I want to thank you for all your help in the last years. You supported me when I was in panic and fear. You helped me see that I have to have my own life. I have grown and become sronger. I know now I can live on my own.
The years 2007 till10 were extremely difficult years for me. You gave me the feeling and the fact that I am not alone, there are others who have the same problems. This was such a relief. I listened and learned from you all.
I have decided to live and learn with my d/h. It has worked out well. He doesn't run away anymore. He still needs to be away but in a more open way. I know now where he is and he calls and I can reach him most of the times.
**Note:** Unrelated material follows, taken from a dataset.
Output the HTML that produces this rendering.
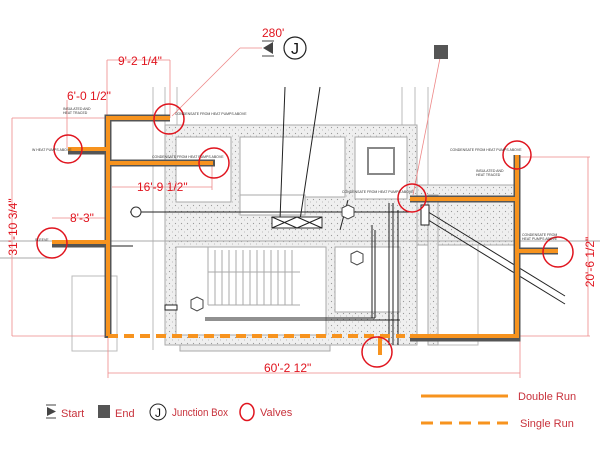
<!DOCTYPE html>
<html><head><meta charset="utf-8"><style>
html,body{margin:0;padding:0;background:#fff;}
svg{display:block;}
text{font-family:"Liberation Sans",Arial,sans-serif;}
</style></head><body>
<svg width="600" height="450" viewBox="0 0 600 450" xmlns="http://www.w3.org/2000/svg">
<defs>
<pattern id="st" width="6" height="6" patternUnits="userSpaceOnUse">
<rect width="6" height="6" fill="#efefef"/>
<circle cx="1.5" cy="1.5" r="0.6" fill="#999"/><circle cx="4.5" cy="4" r="0.5" fill="#aaa"/>
</pattern>
</defs>
<g stroke="#bbb" stroke-width="1" fill="none">
<line x1="153" y1="87" x2="153" y2="350"/><line x1="165" y1="87" x2="165" y2="125"/><line x1="177" y1="87" x2="177" y2="125"/>
<line x1="402" y1="87" x2="402" y2="130"/><line x1="415" y1="87" x2="415" y2="185"/><line x1="428" y1="87" x2="428" y2="185"/>
<rect x="72" y="276" width="45" height="75"/>
<rect x="438" y="205" width="40" height="140"/>
</g>
<rect x="165" y="125" width="252" height="220" fill="url(#st)" stroke="#aaa"/>
<rect x="176" y="137" width="55" height="65" fill="#fff" stroke="#aaa"/>
<rect x="240" y="137" width="105" height="60" fill="#fff" stroke="#aaa"/>
<rect x="355" y="137" width="52" height="62" fill="#fff" stroke="#aaa"/>
<rect x="368" y="148" width="26" height="26" fill="#fff" stroke="#888" stroke-width="2"/>
<rect x="240" y="195" width="65" height="20" fill="#fff" stroke="#aaa"/>
<rect x="176" y="247" width="150" height="88" fill="#fff" stroke="#aaa"/>
<rect x="335" y="247" width="65" height="65" fill="#fff" stroke="#aaa"/>
<rect x="417" y="185" width="100" height="60" fill="url(#st)" stroke="#aaa"/>
<rect x="428" y="195" width="10" height="150" fill="url(#st)" stroke="#aaa"/>
<g stroke="#aaa" stroke-width="1">
<line x1="208" y1="247" x2="208" y2="305"/>
<line x1="208" y1="272" x2="300" y2="272"/>
<line x1="208" y1="305" x2="300" y2="305"/>
<g><line x1="215" y1="250" x2="215" y2="305"/><line x1="222" y1="250" x2="222" y2="305"/><line x1="229" y1="250" x2="229" y2="305"/><line x1="236" y1="250" x2="236" y2="305"/><line x1="243" y1="250" x2="243" y2="305"/><line x1="250" y1="250" x2="250" y2="305"/><line x1="257" y1="250" x2="257" y2="305"/><line x1="264" y1="250" x2="264" y2="305"/><line x1="271" y1="250" x2="271" y2="305"/><line x1="278" y1="250" x2="278" y2="305"/><line x1="285" y1="250" x2="285" y2="305"/><line x1="292" y1="250" x2="292" y2="305"/></g>
<line x1="0" y1="241" x2="600" y2="241"/>
<line x1="0" y1="258" x2="52" y2="258"/>
<rect x="180" y="345" width="150" height="6" fill="#eee"/>
</g>
<g stroke="#222" stroke-width="1" fill="none">
<line x1="130" y1="212" x2="410" y2="212"/>
<line x1="133" y1="246" x2="108" y2="246"/>
<line x1="285" y1="87" x2="280" y2="220"/>
<line x1="320" y1="87" x2="300" y2="220"/>
<line x1="340" y1="230" x2="348" y2="200"/>
<rect x="272" y="217" width="50" height="11" fill="#fff" stroke="#333"/>
<line x1="272" y1="217" x2="297" y2="228"/><line x1="297" y1="217" x2="272" y2="228"/>
<line x1="297" y1="217" x2="322" y2="228"/><line x1="322" y1="217" x2="297" y2="228"/>
<line x1="372" y1="225" x2="372" y2="318"/><line x1="375" y1="230" x2="375" y2="318"/>
<line x1="205" y1="318" x2="375" y2="318"/><line x1="205" y1="320" x2="400" y2="320"/>
<line x1="389" y1="203" x2="389" y2="345"/><line x1="393" y1="203" x2="393" y2="345"/>
<line x1="398" y1="210" x2="398" y2="345"/>
<line x1="425" y1="210" x2="565" y2="296"/><line x1="425" y1="218" x2="565" y2="304"/>
<rect x="421" y="205" width="8" height="20" fill="#fff"/>
<rect x="165" y="305" width="12" height="5" fill="#fff"/>
</g>
<circle cx="136" cy="212" r="5" fill="#fff" stroke="#333"/>
<g fill="#fff" stroke="#444"><polygon points="342,208 348,205 354,208 354,216 348,219 342,216"/><polygon points="351,254 357,251 363,254 363,262 357,265 351,262"/><polygon points="191,300 197,297 203,300 203,308 197,311 191,308"/></g>
<g stroke="#e88" stroke-width="0.8" fill="none">
<line x1="107" y1="60" x2="170" y2="60"/><line x1="107" y1="60" x2="107" y2="118"/><line x1="170" y1="60" x2="170" y2="118"/>
<line x1="67" y1="100" x2="67" y2="148"/><line x1="12" y1="118" x2="108" y2="118"/>
<line x1="12" y1="118" x2="12" y2="336"/><line x1="12" y1="336" x2="108" y2="336"/>
<line x1="112" y1="187" x2="212" y2="187"/><line x1="212" y1="165" x2="212" y2="190"/>
<line x1="52" y1="218" x2="106" y2="218"/>
<line x1="108" y1="336" x2="108" y2="378"/><line x1="520" y1="336" x2="520" y2="378"/>
<line x1="108" y1="373" x2="520" y2="373"/>
<line x1="520" y1="157" x2="590" y2="157"/><line x1="588" y1="157" x2="588" y2="336"/><line x1="520" y1="336" x2="590" y2="336"/>
<line x1="172" y1="116" x2="240" y2="48"/><line x1="240" y1="48" x2="262" y2="48"/>
<line x1="413" y1="195" x2="440" y2="58"/>
</g>
<g fill="none" stroke-linecap="butt">
<g stroke="#555" stroke-width="7">
<polyline points="170,118 108,118 108,338"/>
<line x1="68" y1="151" x2="108" y2="151"/>
<line x1="108" y1="163" x2="215" y2="163"/>
<line x1="52" y1="244" x2="108" y2="244"/>
<polyline points="410,199 517,199"/>
<polyline points="517,155 517,338 410,338"/>
<line x1="517" y1="251" x2="558" y2="251"/>
</g>
<g stroke="#f7931e" stroke-width="4">
<polyline points="170,118 108,118 108,336"/>
<line x1="68" y1="149" x2="108" y2="149"/>
<line x1="108" y1="163" x2="213" y2="163"/>
<line x1="52" y1="242" x2="108" y2="242"/>
<polyline points="410,199 517,199"/>
<polyline points="517,155 517,336 410,336"/>
<line x1="517" y1="251" x2="558" y2="251"/>
<line x1="108" y1="336" x2="405" y2="336" stroke-dasharray="10,6"/>
<line x1="380" y1="336" x2="380" y2="355"/>
</g>
</g>
<g fill="none" stroke="#e0141e" stroke-width="1.5">
<circle cx="169" cy="119" r="15"/><circle cx="68" cy="149" r="14"/><circle cx="214" cy="163" r="15"/>
<circle cx="52" cy="243" r="15"/><circle cx="412" cy="198" r="14"/><circle cx="517" cy="155" r="14"/>
<circle cx="558" cy="252" r="15"/><circle cx="377" cy="352" r="15"/>
</g>
<g font-size="3.5" fill="#333">
<text x="63" y="110">INSULATED AND</text><text x="63" y="114">HEAT TRACED</text>
<text x="32" y="151">W HEAT PUMPS ABOVE</text>
<text x="175" y="115">CONDENSATE FROM HEAT PUMPS ABOVE</text>
<text x="152" y="158">CONDENSATE FROM HEAT PUMPS ABOVE</text>
<text x="35" y="241">SLEEVE</text>
<text x="342" y="193">CONDENSATE FROM HEAT PUMPS ABOVE</text>
<text x="450" y="151">CONDENSATE FROM HEAT PUMPS ABOVE</text>
<text x="476" y="172">INSULATED AND</text><text x="476" y="176">HEAT TRACED</text>
<text x="522" y="236">CONDENSATE FROM</text><text x="522" y="240">HEAT PUMPS ABOVE</text>
</g>
<g fill="#e0141e" font-size="12">
<text x="118" y="65">9'-2 1/4"</text>
<text x="67" y="100">6'-0 1/2"</text>
<text x="137" y="191">16'-9 1/2"</text>
<text x="70" y="222">8'-3"</text>
<text x="262" y="37">280'</text>
<text x="264" y="372">60'-2 12"</text>
<text transform="translate(17,227) rotate(-90)" text-anchor="middle">31'-10 3/4"</text>
<text transform="translate(594,262) rotate(-90)" text-anchor="middle">20'-6 1/2"</text>
</g>
<polygon points="263,48 273,42 273,54" fill="#444"/>
<line x1="262" y1="41" x2="274" y2="41" stroke="#444"/><line x1="262" y1="56" x2="274" y2="56" stroke="#444"/>
<circle cx="295" cy="48" r="11" fill="#fff" stroke="#222" stroke-width="1.2"/>
<text x="295" y="54" text-anchor="middle" font-size="16" fill="#111">J</text>
<rect x="434" y="45" width="14" height="14" fill="#555"/>
<polygon points="47,407 56,411.5 47,416" fill="#444"/>
<line x1="46" y1="405" x2="56" y2="405" stroke="#444"/><line x1="46" y1="418" x2="56" y2="418" stroke="#444"/>
<rect x="98" y="405" width="12" height="13" fill="#555"/>
<circle cx="158" cy="412" r="8" fill="#fff" stroke="#222"/>
<text x="158" y="417" text-anchor="middle" font-size="12" fill="#111">J</text>
<ellipse cx="247" cy="412" rx="7" ry="8.5" fill="none" stroke="#e0141e" stroke-width="1.5"/>
<g fill="#c8323c" font-size="11">
<text x="61" y="417">Start</text><text x="115" y="417">End</text>
<text x="172" y="416" textLength="56" lengthAdjust="spacingAndGlyphs">Junction Box</text><text x="260" y="416">Valves</text>
<text x="518" y="400">Double Run</text><text x="520" y="427">Single Run</text>
</g>
<line x1="421" y1="396" x2="508" y2="396" stroke="#f7931e" stroke-width="3"/>
<line x1="421" y1="423" x2="508" y2="423" stroke="#f7931e" stroke-width="3" stroke-dasharray="12,7"/>
</svg>
</body></html>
I still have this fear he might abandon me but I try to let the past not decide the future or today.
You were there and wrote to me - letters I have honered and read over and over again. I observed all the other ones who had similar problems and learned from what they did or didn't do. I saw how difficult seperation was for others too and got the strength to stay and change IN the realtionship. My change has helped my d/h too. It seems to give him support. I am no doormat anymore. I am a woman he doesn't want to loose, I know that - he knows that.
Often I still believe I have to be at home so that he won't fall back into his old behavior. But that is keeping myself in a prison although the door is wide open. I travel a bit on my own or meet with a friend, slowly it will be more.
I haven't been on this site so often since it changed zo Yuku but I know you were there!
I send my love and compassion for all women who are liveng with ptsd.